3.2 Link importance (citation index, link popularity)

   You can easily see that simply counting the number of inbound links does not give us enough information to evaluate a site. It is obvious that a link from www.microsoft.com should mean much more than a link from some homepage like www.hostingcompany.com/~myhomepage.html. You have to take into account link importance as well as number of links.

   Search engines use the notion of citation index to evaluate the number and quality of inbound links to a site. Citation index is a numeric estimate of the popularity of a resource expressed as an absolute value representing page importance. Each search engine uses its own algorithms to estimate a page citation index. As a rule, these values are not published.

   As well as the absolute citation index value, a scaled citation index is sometimes used. This relative value indicates the popularity of a page relative to the popularity of other pages on the Internet. You will find a detailed description of citation indexes and the algorithms used for their estimation in the next sections.

3.3 Link text (anchor text)

The link text of any inbound site link is vitally important in search result ranking. The anchor (or link) text is the text between the HTML tags «A» and «/A» and is displayed as the text that you click in a browser to go to a new page. If the link text contains appropriate keywords, the search engine regards it as an additional and highly significant recommendation that the site actually contains valuable information relevant to the search query.

3.4 Relevance of referring pages

As well as link text, search engines also take into account the overall information content of each referring page.

Example: Suppose we are using seo to promote a car sales resource. In this case a link from a site about car repairs will have much more importance that a similar link from a site about gardening. The first link is published on a resource having a similar topic so it will be more important for search engines.

3.5 Google PageRank – theoretical basics

   The Google company was the first company to patent the system of taking into account inbound links. The algorithm was named PageRank. In this section, we will describe this algorithm and how it can influence search result ranking.

   PageRank is estimated separately for each web page and is determined by the PageRank (citation) of other pages referring to it. It is a kind of “virtuous circle.” The main task is to find the criterion that determines page importance. In the case of PageRank, it is the possible frequency of visits to a page.

   I shall now describe how user’s behavior when following links to surf the network is modeled. It is assumed that the user starts viewing sites from some random page. Then he or she follows links to other web resources. There is always a possibility that the user may leave a site without following any outbound link and start viewing documents from a random page. The PageRank algorithm estimates the probability of this event as 0.15 at each step. The probability that our user continues surfing by following one of the links available on the current page is therefore 0.85, assuming that all links are equal in this case. If he or she continues surfing indefinitely, popular pages will be visited many more times than the less popular pages.

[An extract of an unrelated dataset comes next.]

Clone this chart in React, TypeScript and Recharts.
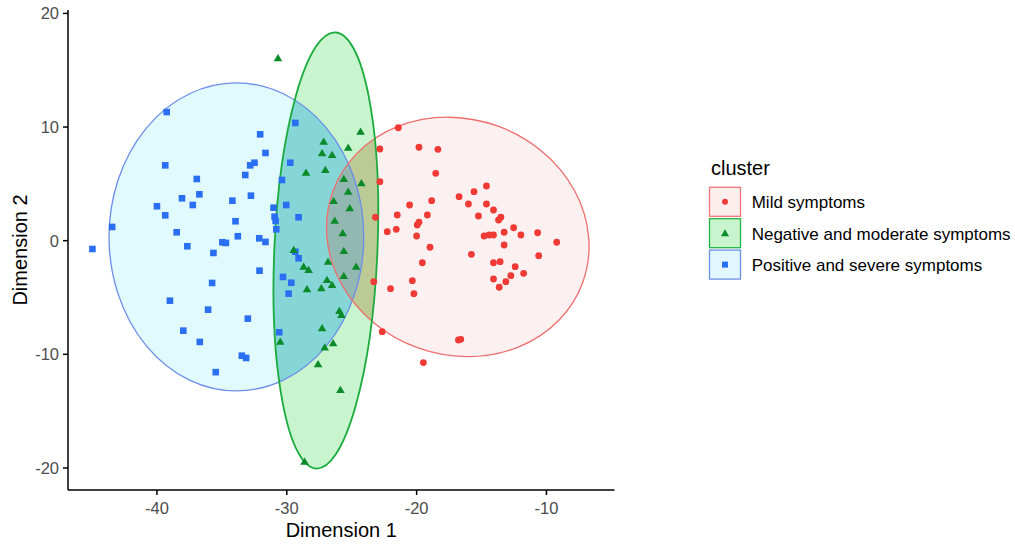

   The PageRank of a specified web page is thus defined as the probability that a user may visit the web page. It follows that, the sum of probabilities for all existing web pages is exactly one because the user is assumed to be visiting at least one Internet page at any given moment.

   Since it is not always convenient to work with these probabilities the PageRank can be
mathematically transformed into a more easily understood number for viewing. For instance, we are used to seeing a PageRank number between zero and ten on the Google Toolbar.

   According to the ranking model described above:
   - Each page on the Net (even if there are no inbound links to it) initially has a PageRank greater than zero, although it will be very small. There is a tiny chance that a user may accidentally navigate to it.
   - Each page that has outbound links distributes part of its PageRank to the referenced page. The PageRank contributed to these linked-to pages is inversely proportional to the total number of links on the linked-from page – the more links it has, the lower the PageRank allocated to each linked-to page.
   - PageRank A “damping factor” is applied to this process so that the total distributed page rank is reduced by 15%. This is equivalent to the probability, described above, that the user will not visit any of the linked-to pages but will navigate to an unrelated website.

   Let us now see how this PageRank process might influence the process of ranking search results. We say “might” because the pure PageRank algorithm just described has not been used in the Google algorithm for quite a while now. We will discuss a more current and sophisticated version shortly. There is nothing difficult about the PageRank influence – after the search engine finds a number of relevant documents (using internal text criteria), they can be sorted according to the PageRank since it would be logical to suppose that a document having a larger number of high-quality inbound links contains the most valuable information.

   Thus, the PageRank algorithm "pushes up" those documents that are most popular outside the search engine as well.